Task instructions: Leaving out the pictures, retype all the material exactly.

Input material:
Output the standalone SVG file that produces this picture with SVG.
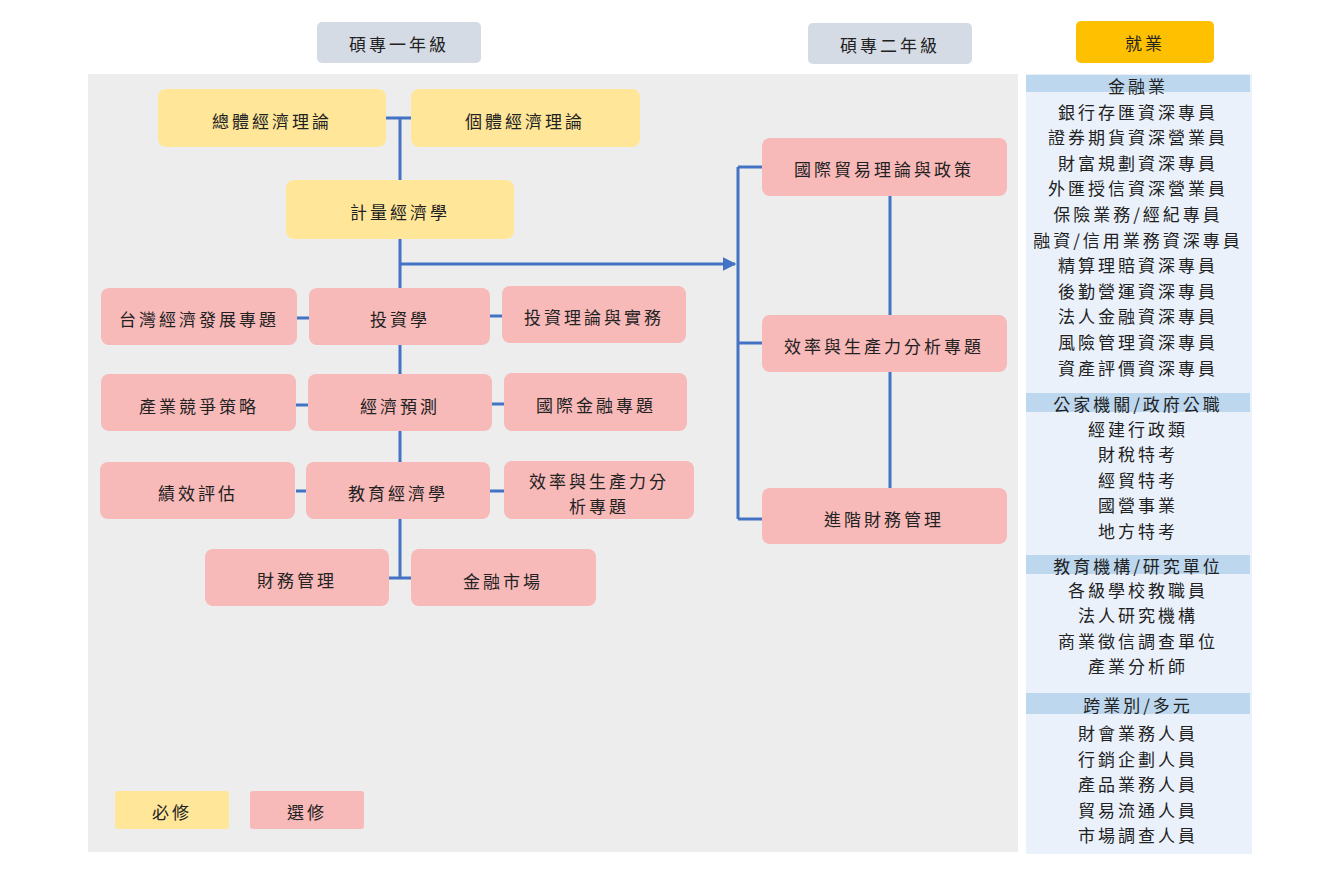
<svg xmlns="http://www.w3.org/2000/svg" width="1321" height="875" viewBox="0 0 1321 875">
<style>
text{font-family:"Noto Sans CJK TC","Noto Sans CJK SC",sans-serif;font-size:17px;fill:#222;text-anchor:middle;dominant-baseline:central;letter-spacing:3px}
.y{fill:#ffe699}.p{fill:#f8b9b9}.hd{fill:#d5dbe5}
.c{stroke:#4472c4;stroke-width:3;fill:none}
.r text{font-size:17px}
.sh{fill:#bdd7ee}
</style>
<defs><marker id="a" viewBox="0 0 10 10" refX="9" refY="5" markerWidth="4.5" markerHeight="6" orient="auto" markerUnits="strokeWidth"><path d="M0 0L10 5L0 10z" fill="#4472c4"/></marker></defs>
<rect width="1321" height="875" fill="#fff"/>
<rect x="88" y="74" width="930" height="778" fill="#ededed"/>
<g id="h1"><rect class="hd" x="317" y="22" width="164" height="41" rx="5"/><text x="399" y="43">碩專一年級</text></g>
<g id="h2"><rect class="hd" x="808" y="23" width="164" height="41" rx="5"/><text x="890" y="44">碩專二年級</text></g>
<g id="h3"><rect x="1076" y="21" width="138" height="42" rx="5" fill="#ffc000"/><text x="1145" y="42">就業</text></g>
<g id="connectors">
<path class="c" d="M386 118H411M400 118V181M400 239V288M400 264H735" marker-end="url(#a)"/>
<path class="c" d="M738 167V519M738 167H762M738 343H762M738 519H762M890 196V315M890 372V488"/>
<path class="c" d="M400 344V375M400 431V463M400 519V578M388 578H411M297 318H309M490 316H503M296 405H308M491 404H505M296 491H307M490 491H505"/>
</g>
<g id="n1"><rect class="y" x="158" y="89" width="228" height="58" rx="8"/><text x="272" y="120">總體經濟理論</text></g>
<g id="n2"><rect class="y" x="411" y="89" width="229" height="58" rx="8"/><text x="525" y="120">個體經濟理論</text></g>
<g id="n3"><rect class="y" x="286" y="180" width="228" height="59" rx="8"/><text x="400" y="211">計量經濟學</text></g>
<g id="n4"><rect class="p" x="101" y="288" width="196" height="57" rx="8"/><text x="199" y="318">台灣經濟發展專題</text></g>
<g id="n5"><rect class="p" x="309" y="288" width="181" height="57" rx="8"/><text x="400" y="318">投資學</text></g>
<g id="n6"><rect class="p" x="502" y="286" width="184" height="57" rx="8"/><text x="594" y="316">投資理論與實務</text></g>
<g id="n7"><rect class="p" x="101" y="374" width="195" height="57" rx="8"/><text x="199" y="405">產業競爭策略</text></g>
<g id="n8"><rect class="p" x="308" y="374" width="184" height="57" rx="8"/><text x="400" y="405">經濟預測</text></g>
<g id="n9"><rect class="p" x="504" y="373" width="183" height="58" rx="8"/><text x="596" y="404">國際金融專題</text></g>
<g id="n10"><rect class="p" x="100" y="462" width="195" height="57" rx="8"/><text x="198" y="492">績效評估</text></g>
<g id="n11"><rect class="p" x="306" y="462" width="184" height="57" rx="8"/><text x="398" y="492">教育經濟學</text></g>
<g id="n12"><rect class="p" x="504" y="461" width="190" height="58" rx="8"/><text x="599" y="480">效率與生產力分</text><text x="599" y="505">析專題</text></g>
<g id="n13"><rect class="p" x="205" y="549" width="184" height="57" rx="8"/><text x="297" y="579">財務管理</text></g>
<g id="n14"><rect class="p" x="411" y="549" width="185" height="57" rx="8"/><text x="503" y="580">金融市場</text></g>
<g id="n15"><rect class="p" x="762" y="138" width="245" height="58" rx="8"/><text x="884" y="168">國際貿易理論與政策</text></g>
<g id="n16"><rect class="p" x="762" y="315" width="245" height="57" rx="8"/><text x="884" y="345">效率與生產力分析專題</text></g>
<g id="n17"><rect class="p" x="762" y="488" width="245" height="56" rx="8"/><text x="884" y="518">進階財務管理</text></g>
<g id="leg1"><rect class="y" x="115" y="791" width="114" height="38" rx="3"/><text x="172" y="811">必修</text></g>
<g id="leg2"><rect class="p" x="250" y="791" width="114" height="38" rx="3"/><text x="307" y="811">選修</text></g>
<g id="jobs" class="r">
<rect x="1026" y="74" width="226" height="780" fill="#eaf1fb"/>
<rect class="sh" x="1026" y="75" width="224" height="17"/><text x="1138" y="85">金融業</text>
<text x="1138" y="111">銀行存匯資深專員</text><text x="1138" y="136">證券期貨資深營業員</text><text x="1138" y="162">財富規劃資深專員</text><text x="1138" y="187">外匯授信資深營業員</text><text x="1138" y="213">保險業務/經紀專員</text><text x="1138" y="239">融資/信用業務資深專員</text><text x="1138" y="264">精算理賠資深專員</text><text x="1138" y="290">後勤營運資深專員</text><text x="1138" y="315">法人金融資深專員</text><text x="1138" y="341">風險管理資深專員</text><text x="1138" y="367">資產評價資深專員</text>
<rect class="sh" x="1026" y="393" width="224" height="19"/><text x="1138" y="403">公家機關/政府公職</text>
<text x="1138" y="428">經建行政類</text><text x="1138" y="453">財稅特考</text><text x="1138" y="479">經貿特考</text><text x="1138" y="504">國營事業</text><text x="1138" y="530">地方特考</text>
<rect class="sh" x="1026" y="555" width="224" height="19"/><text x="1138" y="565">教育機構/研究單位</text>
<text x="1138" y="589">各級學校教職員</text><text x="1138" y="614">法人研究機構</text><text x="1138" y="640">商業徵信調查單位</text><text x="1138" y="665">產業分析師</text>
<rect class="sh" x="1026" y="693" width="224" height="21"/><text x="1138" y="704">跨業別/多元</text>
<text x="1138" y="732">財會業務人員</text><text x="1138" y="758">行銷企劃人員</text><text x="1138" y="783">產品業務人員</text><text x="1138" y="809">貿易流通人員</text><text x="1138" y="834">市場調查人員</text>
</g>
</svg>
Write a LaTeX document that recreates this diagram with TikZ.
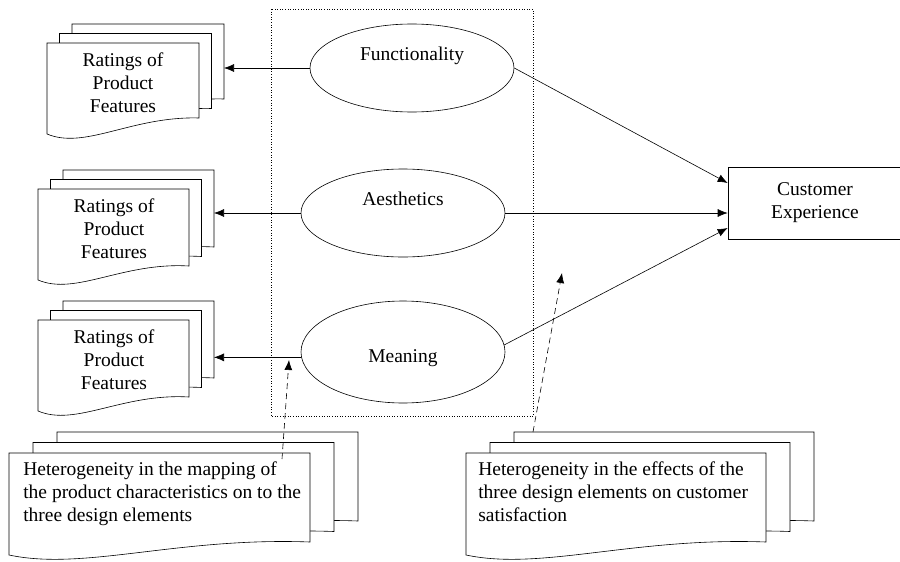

Exercise output:
Output the standalone SVG file that produces this picture with SVG.
<svg xmlns="http://www.w3.org/2000/svg" width="1321" height="875" viewBox="0 0 1321 875">
<style>
text{font-family:"Noto Sans CJK TC","Noto Sans CJK SC",sans-serif;font-size:17px;fill:#222;text-anchor:middle;dominant-baseline:central;letter-spacing:3px}
.y{fill:#ffe699}.p{fill:#f8b9b9}.hd{fill:#d5dbe5}
.c{stroke:#4472c4;stroke-width:3;fill:none}
.r text{font-size:17px}
.sh{fill:#bdd7ee}
</style>
<defs><marker id="a" viewBox="0 0 10 10" refX="9" refY="5" markerWidth="4.5" markerHeight="6" orient="auto" markerUnits="strokeWidth"><path d="M0 0L10 5L0 10z" fill="#4472c4"/></marker></defs>
<rect width="1321" height="875" fill="#fff"/>
<rect x="88" y="74" width="930" height="778" fill="#ededed"/>
<g id="h1"><rect class="hd" x="317" y="22" width="164" height="41" rx="5"/><text x="399" y="43">碩專一年級</text></g>
<g id="h2"><rect class="hd" x="808" y="23" width="164" height="41" rx="5"/><text x="890" y="44">碩專二年級</text></g>
<g id="h3"><rect x="1076" y="21" width="138" height="42" rx="5" fill="#ffc000"/><text x="1145" y="42">就業</text></g>
<g id="connectors">
<path class="c" d="M386 118H411M400 118V181M400 239V288M400 264H735" marker-end="url(#a)"/>
<path class="c" d="M738 167V519M738 167H762M738 343H762M738 519H762M890 196V315M890 372V488"/>
<path class="c" d="M400 344V375M400 431V463M400 519V578M388 578H411M297 318H309M490 316H503M296 405H308M491 404H505M296 491H307M490 491H505"/>
</g>
<g id="n1"><rect class="y" x="158" y="89" width="228" height="58" rx="8"/><text x="272" y="120">總體經濟理論</text></g>
<g id="n2"><rect class="y" x="411" y="89" width="229" height="58" rx="8"/><text x="525" y="120">個體經濟理論</text></g>
<g id="n3"><rect class="y" x="286" y="180" width="228" height="59" rx="8"/><text x="400" y="211">計量經濟學</text></g>
<g id="n4"><rect class="p" x="101" y="288" width="196" height="57" rx="8"/><text x="199" y="318">台灣經濟發展專題</text></g>
<g id="n5"><rect class="p" x="309" y="288" width="181" height="57" rx="8"/><text x="400" y="318">投資學</text></g>
<g id="n6"><rect class="p" x="502" y="286" width="184" height="57" rx="8"/><text x="594" y="316">投資理論與實務</text></g>
<g id="n7"><rect class="p" x="101" y="374" width="195" height="57" rx="8"/><text x="199" y="405">產業競爭策略</text></g>
<g id="n8"><rect class="p" x="308" y="374" width="184" height="57" rx="8"/><text x="400" y="405">經濟預測</text></g>
<g id="n9"><rect class="p" x="504" y="373" width="183" height="58" rx="8"/><text x="596" y="404">國際金融專題</text></g>
<g id="n10"><rect class="p" x="100" y="462" width="195" height="57" rx="8"/><text x="198" y="492">績效評估</text></g>
<g id="n11"><rect class="p" x="306" y="462" width="184" height="57" rx="8"/><text x="398" y="492">教育經濟學</text></g>
<g id="n12"><rect class="p" x="504" y="461" width="190" height="58" rx="8"/><text x="599" y="480">效率與生產力分</text><text x="599" y="505">析專題</text></g>
<g id="n13"><rect class="p" x="205" y="549" width="184" height="57" rx="8"/><text x="297" y="579">財務管理</text></g>
<g id="n14"><rect class="p" x="411" y="549" width="185" height="57" rx="8"/><text x="503" y="580">金融市場</text></g>
<g id="n15"><rect class="p" x="762" y="138" width="245" height="58" rx="8"/><text x="884" y="168">國際貿易理論與政策</text></g>
<g id="n16"><rect class="p" x="762" y="315" width="245" height="57" rx="8"/><text x="884" y="345">效率與生產力分析專題</text></g>
<g id="n17"><rect class="p" x="762" y="488" width="245" height="56" rx="8"/><text x="884" y="518">進階財務管理</text></g>
<g id="leg1"><rect class="y" x="115" y="791" width="114" height="38" rx="3"/><text x="172" y="811">必修</text></g>
<g id="leg2"><rect class="p" x="250" y="791" width="114" height="38" rx="3"/><text x="307" y="811">選修</text></g>
<g id="jobs" class="r">
<rect x="1026" y="74" width="226" height="780" fill="#eaf1fb"/>
<rect class="sh" x="1026" y="75" width="224" height="17"/><text x="1138" y="85">金融業</text>
<text x="1138" y="111">銀行存匯資深專員</text><text x="1138" y="136">證券期貨資深營業員</text><text x="1138" y="162">財富規劃資深專員</text><text x="1138" y="187">外匯授信資深營業員</text><text x="1138" y="213">保險業務/經紀專員</text><text x="1138" y="239">融資/信用業務資深專員</text><text x="1138" y="264">精算理賠資深專員</text><text x="1138" y="290">後勤營運資深專員</text><text x="1138" y="315">法人金融資深專員</text><text x="1138" y="341">風險管理資深專員</text><text x="1138" y="367">資產評價資深專員</text>
<rect class="sh" x="1026" y="393" width="224" height="19"/><text x="1138" y="403">公家機關/政府公職</text>
<text x="1138" y="428">經建行政類</text><text x="1138" y="453">財稅特考</text><text x="1138" y="479">經貿特考</text><text x="1138" y="504">國營事業</text><text x="1138" y="530">地方特考</text>
<rect class="sh" x="1026" y="555" width="224" height="19"/><text x="1138" y="565">教育機構/研究單位</text>
<text x="1138" y="589">各級學校教職員</text><text x="1138" y="614">法人研究機構</text><text x="1138" y="640">商業徵信調查單位</text><text x="1138" y="665">產業分析師</text>
<rect class="sh" x="1026" y="693" width="224" height="21"/><text x="1138" y="704">跨業別/多元</text>
<text x="1138" y="732">財會業務人員</text><text x="1138" y="758">行銷企劃人員</text><text x="1138" y="783">產品業務人員</text><text x="1138" y="809">貿易流通人員</text><text x="1138" y="834">市場調查人員</text>
</g>
</svg>
Write a LaTeX document that recreates this diagram with TikZ.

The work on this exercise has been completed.